Results for local pair distribution function measurements. a) The goodness‐of‐fit parameter, Rw, versus temperature for different models, P2₁2₁2₁, Pna2₁, Pnma, P4/mbm, $Pm\overline{3}m$, I4/m, and $Im\overline{3}$. Atomic displacement parameters as a function of temperature for the Br, Cs, and Pb sites derived from the Pna2₁ model are shown in (b) and (c). In panels (b) and (c), solid symbols and open symbols are given for two independent data sets collected. The ADP parameters reveal clear structural changes at ≈170 K and ≈410 K. Broad regions of structural change are seen in ADPs between 265 and 345 K for the Br sites and between 170 and 300 K for the Cs sites (in panes (b) and (c)). d) PDF derived temperature‐dependent lattice parameters between 10 and 500 K with an abrupt change near 350 K.

Figure 6

High‐pressure structural changes at room temperature. a) High‐pressure Raman spectra for pressures between 0.6 and 15 GPa. The fitted Raman peak positions are shown in (b), indicating three phase transitions. The inset in (b) shows the sample in the diamond anvil cell with spot from a 646 nm laser. c) Representative high‐pressure powder X‐ray diffraction pattern measured at 0.6 GPa. The inset shows the sample in the diamond anvil cell. d) The 2D intensity plot of the pressure‐dependent X‐ray diffraction patterns indicates transitions at ≈1, 2, 6, and 13 GPa.
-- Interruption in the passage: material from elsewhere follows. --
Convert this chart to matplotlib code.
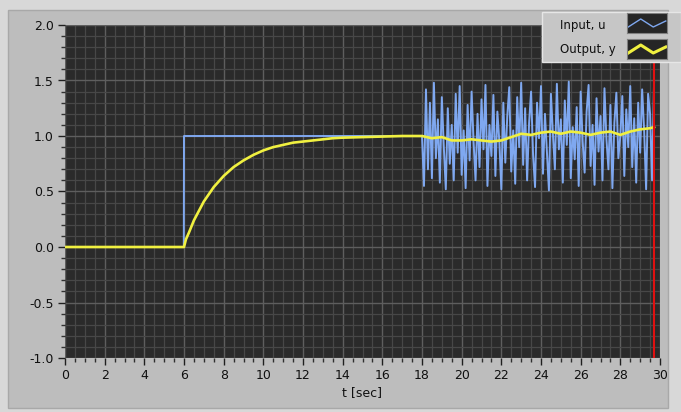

The pressure‐dependent structural phases are labeled phase I to phase V.

Figure 7

a) Expanded region of the 2D X‐ray diffraction map between 0.6 and 3 GPa showing a new phase that covers the region between 1 and 2 GPa. b) The pressure‐dependent Raman peak positions with dot‐dashed lines giving predicted positions at standard temperature and pressure (STP) from linear extrapolation of the phase II peaks, indicated with * symbols. In the top panel of (c), the Raman spectrum of the original sample is shown while the spectrum of a sample after compression between glass slides is given in the bottom panel. The appearance of additional peaks is indicated by the * symbols. Compression between the glass slides brings the samples into phase II and a part of the sample is maintained in this phase after release of pressure (metastable phase II).